RBG becomes the first woman and Jewish person to lie in state in the US Capitol. Her casket has just arrived.

The flag-draped casket of Associate Justice Ruth Bader Ginsburg arrives in the Great Hall at the U.S. Supreme Court, on September 23 in Washington, DC.
The flag-draped casket of Associate Justice Ruth Bader Ginsburg arrives in the Great Hall at the U.S. Supreme Court, on September 23 in Washington, DC. Andrew Harnik/Pool/Getty Images

In the weeks right before her death, Justice Ruth Bader Ginsburg was still conferring on cases, penning notes to friends and continuing to schedule social events, including a wedding that she was to officiate the day she died.

Ginsburg, who had been fighting complications from metastatic cancer of the pancreas, was taken to Johns Hopkins Hospital in Baltimore a week earlier, stayed for a few days, and returned home on September 11, according to two people familiar with the situation. Her medical condition during that time is not known, and the Supreme Court public information officer said on Thursday that the family did not wish to provide details of Ginsburg’s final days.

The 87-year-old justice’s situation turned severe the week of September 14, and she died the evening of September 18, surrounded by her family.

Until the sudden end, the woman who had become known as the “Notorious RBG” was living as if there would be more tomorrows.

An in-demand wedding officiant: Eric Motley, whose wedding she was to officiate the night of her death, was told two days earlier, without reference to Ginsburg’s medical condition, that the wedding would have to be postponed.

“I had been in touch with the chambers, in preparation for Friday,” Motley told CNN. “They said we need to push it back, let’s look at some other days.”

Motley, who wrote about the planned wedding with Ginsburg in an essay for the New York Times, told CNN that he and the justice had exchanged personal emails during the summer and that she had sent him an upbeat note and photograph of the two of them, speaking with a maestro during an opera reception, pre-coronavirus. Ginsburg and Motley, who came to Washington as a special assistant to President George W. Bush, first met in 2002 at a dinner party and realized they shared a love of music.
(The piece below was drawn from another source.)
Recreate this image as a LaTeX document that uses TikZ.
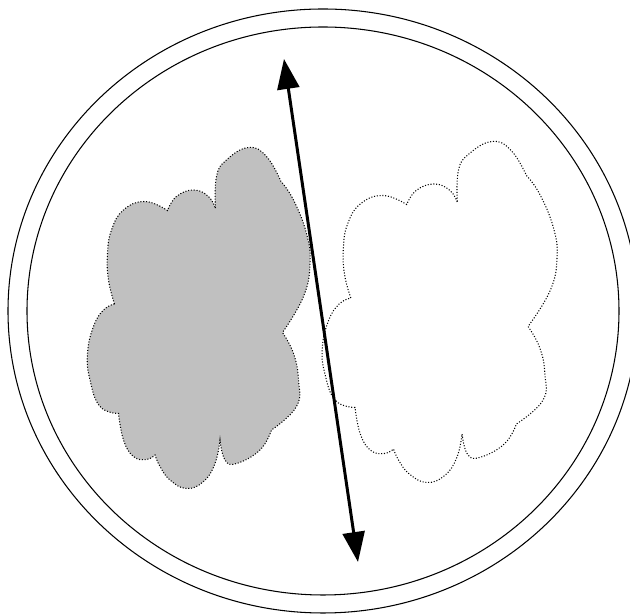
\documentclass[tikz,border=0pt]{standalone}
\usepackage{xcolor}
\usepackage{tikz}
\usetikzlibrary{arrows.meta, calc}

\definecolor{cloudgray}{RGB}{192,192,192}

% outline of one cloud (left one, in cm)
\newcommand{\blobshape}{
  plot[smooth, tension=0.75] coordinates {(2.29,6.22) (2.17,6.70) (2.15,7.23) (2.23,7.70) (2.47,8.10) (2.90,8.27) (3.35,8.09)}
  -- plot[smooth, tension=0.75] coordinates {(3.35,8.09) (3.53,8.37) (3.87,8.50) (4.17,8.37) (4.31,8.13)}
  -- plot[smooth, tension=0.75] coordinates {(4.31,8.13) (4.33,8.77) (4.53,9.10) (4.97,9.35) (5.33,9.17) (5.62,8.67)}
  -- plot[smooth, tension=0.75] coordinates {(5.62,8.67) (5.87,8.30) (6.13,7.63) (6.20,7.03) (6.07,6.37) (5.65,5.65)}
  -- plot[smooth, tension=0.75] coordinates {(5.65,5.65) (5.87,5.23) (5.97,4.70) (5.93,4.17) (5.43,3.70)}
  -- plot[smooth, tension=0.75] coordinates {(5.43,3.70) (5.20,3.30) (4.73,3.03) (4.50,3.10) (4.40,3.50)}
  -- plot[smooth, tension=0.75] coordinates {(4.40,3.50) (4.30,3.03) (4.07,2.67) (3.73,2.53) (3.40,2.70) (3.20,2.97) (3.10,3.20)}
  -- plot[smooth, tension=0.75] coordinates {(3.10,3.20) (2.93,3.11) (2.67,3.17) (2.47,3.50) (2.37,4.03)}
  -- plot[smooth, tension=0.75] coordinates {(2.37,4.03) (2.00,4.17) (1.80,4.70) (1.75,5.23) (1.87,5.77) (2.07,6.10) (2.29,6.22)}
  -- cycle}

\tikzset{
  rim/.style={line width=0.6pt},
  blob/.style={densely dotted, line width=0.6pt, draw=black},
  swing/.style={line width=1.7pt, {Triangle[length=0.6cm,width=0.44cm]}-{Triangle[length=0.6cm,width=0.44cm]}}
}

\begin{document}
\begin{tikzpicture}
    \useasboundingbox (0,0) rectangle (12.6,12.3);

    % Outer and inner rim
    \draw[rim] (6.46,6.08) ellipse [x radius=6.3, y radius=6.04];
    \draw[rim] (6.46,6.08) ellipse [x radius=5.92, y radius=5.68];

    % Shaded cloud on the left
    \draw[blob, fill=cloudgray] \blobshape;

    % Empty cloud on the right (same outline, moved over)
    \begin{scope}[shift={(4.60,0.12)}, xscale=1.055]
        \draw[blob, fill=white] \blobshape;
    \end{scope}

    % Double arrow between the two clouds
    \coordinate (up) at (5.68,11.12);
    \coordinate (down) at (7.16,1.06);
    \draw[swing] (up) -- (down);

\end{tikzpicture}
\end{document}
Ginsburg had planned to marry Motley and his fiancée in a quiet ceremony on a patio at her apartment. She had officiated at a similar outdoor ceremony last month, after which the newlyweds posted a photo on Twitter. Ginsburg, clad in her black judicial robe and one of her distinctive decorative collars, was sitting at a lectern between them.

Motley, executive vice president of the Aspen Institute, said of Ginsburg’s spirits in recent communications: “They were always good, always strong. This was a woman who was made to live. And she will live on.”